RECORDS FOR THE TASK »
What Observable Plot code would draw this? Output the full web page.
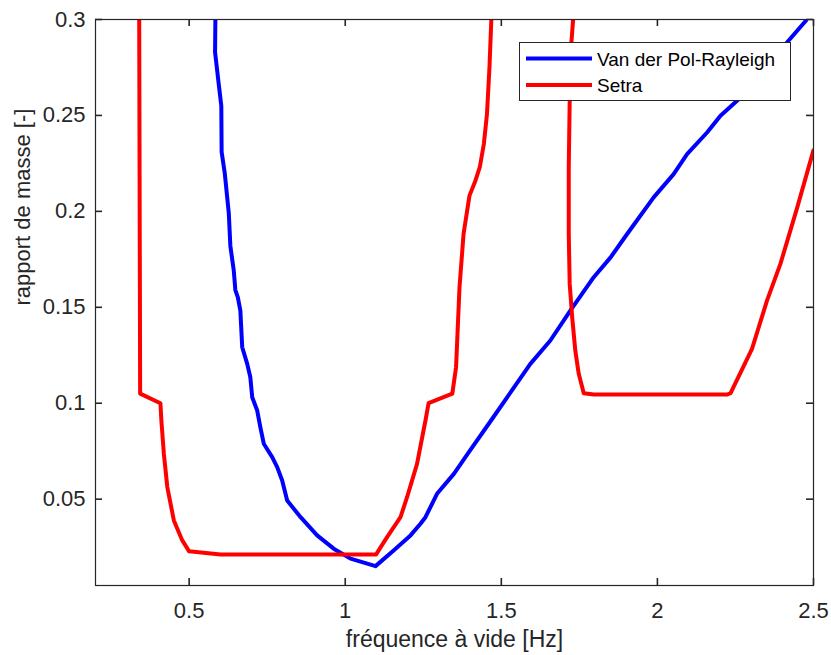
...
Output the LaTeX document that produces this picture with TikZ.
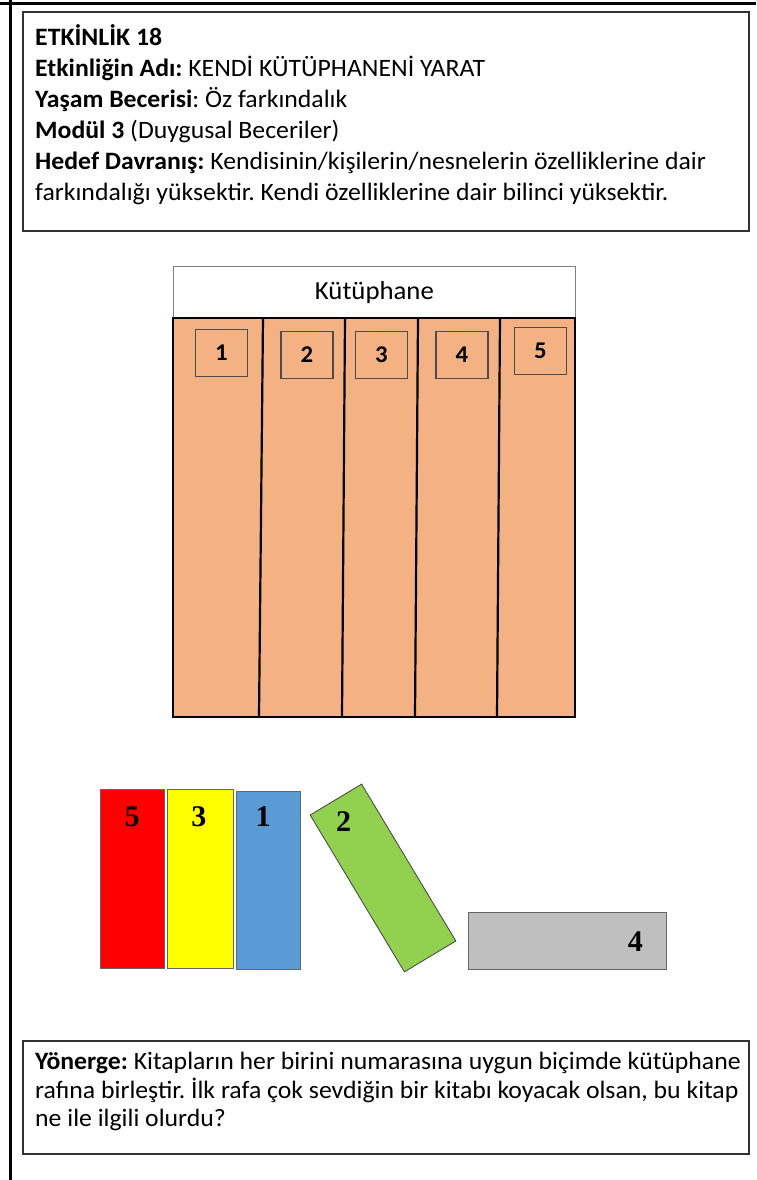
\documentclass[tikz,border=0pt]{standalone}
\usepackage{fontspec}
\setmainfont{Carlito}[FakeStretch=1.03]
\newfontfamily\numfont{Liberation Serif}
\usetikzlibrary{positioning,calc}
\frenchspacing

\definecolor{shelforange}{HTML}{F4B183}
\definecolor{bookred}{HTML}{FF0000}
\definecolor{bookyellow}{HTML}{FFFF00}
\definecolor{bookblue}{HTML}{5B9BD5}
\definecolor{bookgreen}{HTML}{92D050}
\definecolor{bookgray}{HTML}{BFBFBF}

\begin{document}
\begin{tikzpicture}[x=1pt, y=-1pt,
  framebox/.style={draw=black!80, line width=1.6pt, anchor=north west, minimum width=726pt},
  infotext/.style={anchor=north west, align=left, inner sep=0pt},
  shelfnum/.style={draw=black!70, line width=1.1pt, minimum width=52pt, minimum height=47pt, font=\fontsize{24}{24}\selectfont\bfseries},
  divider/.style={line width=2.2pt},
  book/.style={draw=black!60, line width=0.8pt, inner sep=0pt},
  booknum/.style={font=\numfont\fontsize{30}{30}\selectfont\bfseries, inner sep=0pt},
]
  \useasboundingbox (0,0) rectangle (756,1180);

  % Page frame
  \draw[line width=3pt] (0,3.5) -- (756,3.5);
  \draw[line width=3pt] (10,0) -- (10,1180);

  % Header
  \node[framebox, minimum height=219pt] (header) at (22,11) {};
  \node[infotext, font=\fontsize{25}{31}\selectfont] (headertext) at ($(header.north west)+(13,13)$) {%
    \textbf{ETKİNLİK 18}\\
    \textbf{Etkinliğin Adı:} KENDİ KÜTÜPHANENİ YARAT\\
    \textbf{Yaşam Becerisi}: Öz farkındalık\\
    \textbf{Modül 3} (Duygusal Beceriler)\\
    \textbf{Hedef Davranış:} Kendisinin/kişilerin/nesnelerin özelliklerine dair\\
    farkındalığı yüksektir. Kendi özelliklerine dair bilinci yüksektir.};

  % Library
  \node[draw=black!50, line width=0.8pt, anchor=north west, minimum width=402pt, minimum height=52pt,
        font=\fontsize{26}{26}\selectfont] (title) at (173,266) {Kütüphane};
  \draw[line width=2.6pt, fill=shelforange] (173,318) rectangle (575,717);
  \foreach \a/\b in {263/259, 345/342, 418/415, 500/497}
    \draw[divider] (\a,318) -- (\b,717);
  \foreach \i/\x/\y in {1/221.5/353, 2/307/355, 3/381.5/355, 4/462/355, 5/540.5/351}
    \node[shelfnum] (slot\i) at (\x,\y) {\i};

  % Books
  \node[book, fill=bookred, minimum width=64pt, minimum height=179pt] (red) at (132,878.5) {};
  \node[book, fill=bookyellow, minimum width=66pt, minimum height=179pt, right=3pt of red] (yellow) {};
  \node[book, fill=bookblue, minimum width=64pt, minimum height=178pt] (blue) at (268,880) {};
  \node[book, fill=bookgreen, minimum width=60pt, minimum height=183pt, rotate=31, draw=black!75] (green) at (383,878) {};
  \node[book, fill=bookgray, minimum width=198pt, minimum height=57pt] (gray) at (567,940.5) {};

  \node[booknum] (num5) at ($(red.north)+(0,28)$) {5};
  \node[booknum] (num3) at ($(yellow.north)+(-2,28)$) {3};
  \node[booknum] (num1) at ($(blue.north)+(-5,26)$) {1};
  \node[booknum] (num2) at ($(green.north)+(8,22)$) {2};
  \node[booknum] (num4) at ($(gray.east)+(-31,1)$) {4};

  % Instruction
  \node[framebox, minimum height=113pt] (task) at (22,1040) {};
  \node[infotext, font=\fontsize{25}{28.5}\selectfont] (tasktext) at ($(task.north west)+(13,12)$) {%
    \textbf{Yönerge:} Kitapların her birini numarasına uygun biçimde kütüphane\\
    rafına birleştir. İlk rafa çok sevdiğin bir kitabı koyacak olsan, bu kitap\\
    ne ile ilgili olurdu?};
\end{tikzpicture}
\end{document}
* * *
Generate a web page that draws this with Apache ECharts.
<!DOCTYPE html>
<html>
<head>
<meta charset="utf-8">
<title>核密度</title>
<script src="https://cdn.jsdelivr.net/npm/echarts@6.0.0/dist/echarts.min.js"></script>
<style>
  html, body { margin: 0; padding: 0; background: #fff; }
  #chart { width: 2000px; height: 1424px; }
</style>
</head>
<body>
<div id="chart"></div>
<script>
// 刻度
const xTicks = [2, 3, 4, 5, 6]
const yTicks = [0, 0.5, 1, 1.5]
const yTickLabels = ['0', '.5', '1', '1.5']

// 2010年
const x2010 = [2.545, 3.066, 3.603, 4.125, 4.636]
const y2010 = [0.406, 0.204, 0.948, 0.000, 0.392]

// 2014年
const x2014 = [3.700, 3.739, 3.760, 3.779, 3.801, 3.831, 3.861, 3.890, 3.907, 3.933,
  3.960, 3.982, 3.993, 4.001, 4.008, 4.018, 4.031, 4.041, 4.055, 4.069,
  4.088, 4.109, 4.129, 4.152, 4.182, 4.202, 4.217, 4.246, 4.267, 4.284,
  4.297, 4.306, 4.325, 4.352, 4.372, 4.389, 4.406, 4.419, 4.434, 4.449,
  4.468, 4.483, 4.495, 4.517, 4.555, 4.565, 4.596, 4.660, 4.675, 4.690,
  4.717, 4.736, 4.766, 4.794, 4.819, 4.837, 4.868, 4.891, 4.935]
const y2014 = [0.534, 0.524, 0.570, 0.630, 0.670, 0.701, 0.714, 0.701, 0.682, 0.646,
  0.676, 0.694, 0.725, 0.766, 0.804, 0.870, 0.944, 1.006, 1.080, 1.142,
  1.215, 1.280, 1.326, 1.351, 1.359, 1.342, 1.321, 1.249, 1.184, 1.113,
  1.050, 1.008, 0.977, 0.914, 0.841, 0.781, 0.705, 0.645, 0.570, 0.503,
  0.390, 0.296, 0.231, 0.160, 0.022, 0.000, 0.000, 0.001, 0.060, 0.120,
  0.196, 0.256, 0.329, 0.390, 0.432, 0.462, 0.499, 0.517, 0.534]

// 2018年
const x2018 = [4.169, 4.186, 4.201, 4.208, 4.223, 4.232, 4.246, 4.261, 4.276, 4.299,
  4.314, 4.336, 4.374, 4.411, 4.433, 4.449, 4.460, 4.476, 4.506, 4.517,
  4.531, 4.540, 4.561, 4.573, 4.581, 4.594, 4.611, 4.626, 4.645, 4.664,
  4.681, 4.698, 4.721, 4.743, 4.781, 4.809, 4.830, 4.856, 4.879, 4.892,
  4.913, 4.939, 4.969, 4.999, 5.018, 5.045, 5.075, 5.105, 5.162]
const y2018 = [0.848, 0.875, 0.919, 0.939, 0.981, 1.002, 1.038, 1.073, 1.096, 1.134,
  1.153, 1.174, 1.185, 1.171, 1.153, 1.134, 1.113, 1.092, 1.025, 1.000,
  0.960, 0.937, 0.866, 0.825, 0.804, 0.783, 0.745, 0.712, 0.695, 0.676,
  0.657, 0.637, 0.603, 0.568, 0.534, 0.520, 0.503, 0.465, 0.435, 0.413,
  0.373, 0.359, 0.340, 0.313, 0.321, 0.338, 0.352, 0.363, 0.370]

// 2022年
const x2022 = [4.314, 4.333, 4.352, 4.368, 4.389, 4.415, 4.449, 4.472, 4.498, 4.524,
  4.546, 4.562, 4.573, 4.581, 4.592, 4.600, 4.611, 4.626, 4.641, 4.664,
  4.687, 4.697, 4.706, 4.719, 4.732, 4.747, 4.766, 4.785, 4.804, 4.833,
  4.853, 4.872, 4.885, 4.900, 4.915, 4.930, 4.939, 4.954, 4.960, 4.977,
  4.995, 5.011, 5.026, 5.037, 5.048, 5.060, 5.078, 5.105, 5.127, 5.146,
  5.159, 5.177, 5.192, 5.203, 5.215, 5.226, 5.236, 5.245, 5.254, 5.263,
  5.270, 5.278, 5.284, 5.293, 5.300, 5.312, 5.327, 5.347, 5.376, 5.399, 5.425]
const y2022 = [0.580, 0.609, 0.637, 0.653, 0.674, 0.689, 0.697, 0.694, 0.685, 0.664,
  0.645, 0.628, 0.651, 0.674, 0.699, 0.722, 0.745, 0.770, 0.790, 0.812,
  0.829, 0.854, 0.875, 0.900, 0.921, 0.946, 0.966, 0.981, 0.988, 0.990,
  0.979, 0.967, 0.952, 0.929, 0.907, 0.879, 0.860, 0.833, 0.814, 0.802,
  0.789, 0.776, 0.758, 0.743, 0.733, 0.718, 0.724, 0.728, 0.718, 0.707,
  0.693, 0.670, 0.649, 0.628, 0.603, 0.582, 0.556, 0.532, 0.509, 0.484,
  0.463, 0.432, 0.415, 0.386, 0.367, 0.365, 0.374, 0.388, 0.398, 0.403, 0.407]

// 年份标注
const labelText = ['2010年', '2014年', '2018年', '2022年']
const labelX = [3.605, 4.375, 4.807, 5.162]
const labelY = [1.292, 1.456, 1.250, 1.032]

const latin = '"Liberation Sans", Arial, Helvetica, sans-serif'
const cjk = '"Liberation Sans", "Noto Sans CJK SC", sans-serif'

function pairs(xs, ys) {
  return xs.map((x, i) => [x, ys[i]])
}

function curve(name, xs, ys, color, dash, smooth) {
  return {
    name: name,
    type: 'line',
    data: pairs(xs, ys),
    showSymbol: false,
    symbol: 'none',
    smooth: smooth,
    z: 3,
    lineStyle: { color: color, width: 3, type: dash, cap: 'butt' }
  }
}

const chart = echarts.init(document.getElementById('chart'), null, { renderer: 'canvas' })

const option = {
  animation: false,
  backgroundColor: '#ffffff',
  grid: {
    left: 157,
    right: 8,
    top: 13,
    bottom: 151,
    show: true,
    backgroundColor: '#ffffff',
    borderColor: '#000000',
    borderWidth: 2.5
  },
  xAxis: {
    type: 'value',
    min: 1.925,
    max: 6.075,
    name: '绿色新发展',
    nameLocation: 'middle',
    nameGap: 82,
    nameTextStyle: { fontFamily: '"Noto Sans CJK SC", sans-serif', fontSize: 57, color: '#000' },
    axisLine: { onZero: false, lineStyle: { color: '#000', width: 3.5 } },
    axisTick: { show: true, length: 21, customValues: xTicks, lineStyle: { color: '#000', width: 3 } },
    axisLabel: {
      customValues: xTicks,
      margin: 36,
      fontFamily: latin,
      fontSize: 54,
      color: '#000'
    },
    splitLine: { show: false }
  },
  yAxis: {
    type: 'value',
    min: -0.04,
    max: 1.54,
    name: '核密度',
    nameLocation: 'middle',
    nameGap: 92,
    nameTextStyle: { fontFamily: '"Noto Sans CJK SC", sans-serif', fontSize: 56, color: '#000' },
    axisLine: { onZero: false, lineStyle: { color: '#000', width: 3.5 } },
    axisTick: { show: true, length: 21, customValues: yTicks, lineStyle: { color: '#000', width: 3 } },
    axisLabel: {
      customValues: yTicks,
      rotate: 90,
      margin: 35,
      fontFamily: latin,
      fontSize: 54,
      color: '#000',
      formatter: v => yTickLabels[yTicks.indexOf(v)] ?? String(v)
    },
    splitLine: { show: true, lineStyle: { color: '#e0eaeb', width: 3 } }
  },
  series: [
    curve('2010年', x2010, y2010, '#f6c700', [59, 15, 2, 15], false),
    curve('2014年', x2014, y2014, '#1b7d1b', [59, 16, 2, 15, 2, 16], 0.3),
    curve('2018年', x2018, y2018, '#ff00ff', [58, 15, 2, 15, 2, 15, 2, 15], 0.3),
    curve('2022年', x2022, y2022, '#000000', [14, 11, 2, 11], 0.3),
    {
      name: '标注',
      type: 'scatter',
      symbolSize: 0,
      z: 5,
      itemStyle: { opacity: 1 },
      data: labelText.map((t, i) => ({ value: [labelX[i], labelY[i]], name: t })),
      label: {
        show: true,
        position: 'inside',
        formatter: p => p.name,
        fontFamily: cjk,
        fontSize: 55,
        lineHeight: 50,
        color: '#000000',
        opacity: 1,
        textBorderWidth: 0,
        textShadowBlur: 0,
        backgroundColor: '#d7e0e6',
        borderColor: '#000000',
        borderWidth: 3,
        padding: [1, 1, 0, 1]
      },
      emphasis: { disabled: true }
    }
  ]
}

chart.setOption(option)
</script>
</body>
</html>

WORK TO COMPLETE »
In the entries above, find the line that contains "Output the LaTeX" and the line that contains "(10,0) -- (10,1180);". Reproduce exactly those two lines and every line between them, but not the pictures.

THE RESPONSE »
Output the LaTeX document that produces this picture with TikZ.
\documentclass[tikz,border=0pt]{standalone}
\usepackage{fontspec}
\setmainfont{Carlito}[FakeStretch=1.03]
\newfontfamily\numfont{Liberation Serif}
\usetikzlibrary{positioning,calc}
\frenchspacing

\definecolor{shelforange}{HTML}{F4B183}
\definecolor{bookred}{HTML}{FF0000}
\definecolor{bookyellow}{HTML}{FFFF00}
\definecolor{bookblue}{HTML}{5B9BD5}
\definecolor{bookgreen}{HTML}{92D050}
\definecolor{bookgray}{HTML}{BFBFBF}

\begin{document}
\begin{tikzpicture}[x=1pt, y=-1pt,
  framebox/.style={draw=black!80, line width=1.6pt, anchor=north west, minimum width=726pt},
  infotext/.style={anchor=north west, align=left, inner sep=0pt},
  shelfnum/.style={draw=black!70, line width=1.1pt, minimum width=52pt, minimum height=47pt, font=\fontsize{24}{24}\selectfont\bfseries},
  divider/.style={line width=2.2pt},
  book/.style={draw=black!60, line width=0.8pt, inner sep=0pt},
  booknum/.style={font=\numfont\fontsize{30}{30}\selectfont\bfseries, inner sep=0pt},
]
  \useasboundingbox (0,0) rectangle (756,1180);

  % Page frame
  \draw[line width=3pt] (0,3.5) -- (756,3.5);
  \draw[line width=3pt] (10,0) -- (10,1180);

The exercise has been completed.